England's U-21 Failure & the Tenure of Stuart Pearce

     The consternation at England’s failure to progress past the group stage of the UEFA U-21 Championship has begun. Questions about the tenure of Stuart Pearce as the manager of the program have arisen. Granted things could always have been done differently as the defensive attitude of holding firm and attacking opportunistically is not necessarily the approach best suited to such a skilled offensive team, but the error lies much deeper than management and tactical plans.

      After progressing through a qualification campaign – only two draws and a single loss – England once again hit a brick wall at the final stage. The trouble began with the Premier League, as do all of England’s woes, when Arsène Wenger and Kenny Dalglish decided that their prized possessions, Jack Wilshere and Andy Carroll, would not be spending their summers in Denmark.
 
     What kind of message does the removal of Carrol and Wilshere send to a team already at risk of mental collapse?
 
     The exclusion of Andy & Jack sent the message that this tournament was not important enough to give everything, that once one had “made it” there was no need to shine at a junior event. That notion of unworthiness caught on with what should have been potential champion.

     English players, even at the U-21 level, are already wealthy and celebrated. Do they need the pressure and the criticism that international failure brings? The England shirt wears heavy even on experienced professionals. The spectre of inevitable disappointment paralyzes the players, sapping their will to fight, their energy and blurring their goal. 

     Take a look at their competitors, half these kids were never heard of before, half will never be heard from again, but this chance at the world’s stage, to fight for the opportunity to get their head above the parapet was all that they required to step-up, be at their best and shine. That Group A, the less heralded of the two, provided the better display seems counterintuitive, but was markedly apparent.

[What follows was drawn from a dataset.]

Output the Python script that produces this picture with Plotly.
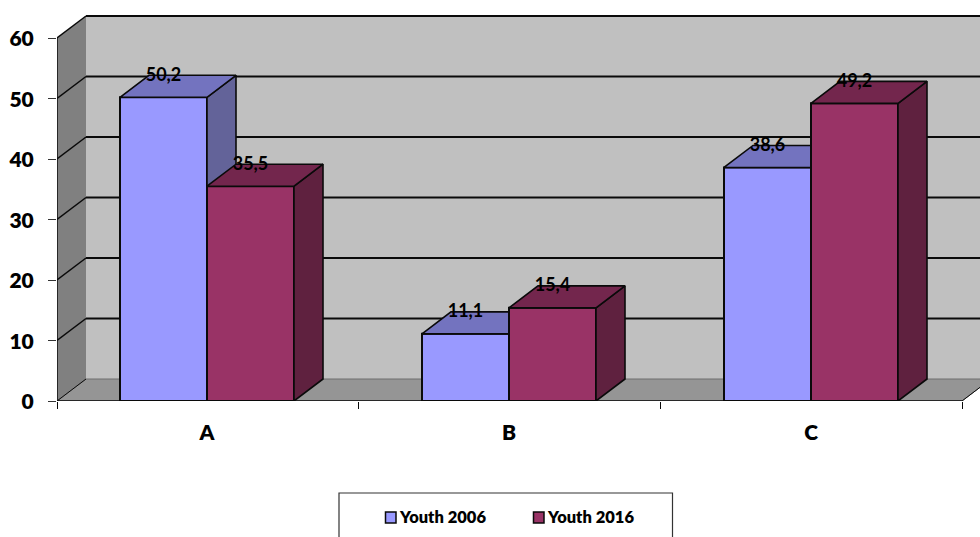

     That is the beauty of these less-glamourous events, that a smaller nation through strength of will and not population, though play and not politics can rise to the occasion and win. Is that not what the game is about?

     These young players were hoping to earn themselves a move to a bigger club, they were fighting to earn a living out of the game; playing for the pride and to represent their nations and families; the English were merely trying to pass the time as they wait to return to their comfortable positions on the fringes of premier league squads earning astronomical wages, while being promoted as the next big thing without having to prove their worth.

     It would be folly to blame the players though as they are only products of their surroundings. The distraction of the EPL brought forward by the refusal to release those two key players set the mood of the squad and no manager can overcome a flaw such as that.

     Look to Spain, not the much lauded technique, but the attitude. Several players who have cracked the first team, even two World Cup winners, gladly accepted the demotion to represent at the tournament.

     The Spanish seem to have found a joy of playing that has eluded the English game. Perhaps it is just a consequence of natures, but it pervades their game. That penalty kick by Ezequiel Calvente at the 2010 UEFA European Under-19 Football Championship was a sublime piece of ingenuity. The English on the other hand still have that head-down, lunch-pail mentality that discourages a smile, a bit of flair, as unprofessional and superfluous.

     Pearce cannot be judged on a tournament where he has had his hands tied. A manager must be allowed to manage as he sees fit. The impositions put upon him derailed the focus of the squad, which is essential to the workman-like campaign the English endure.

     Though England is a starker place than the sun-baked Spanish landscapes, surely they can find something to smile about. And that is what will change their fortunes, not a new coach.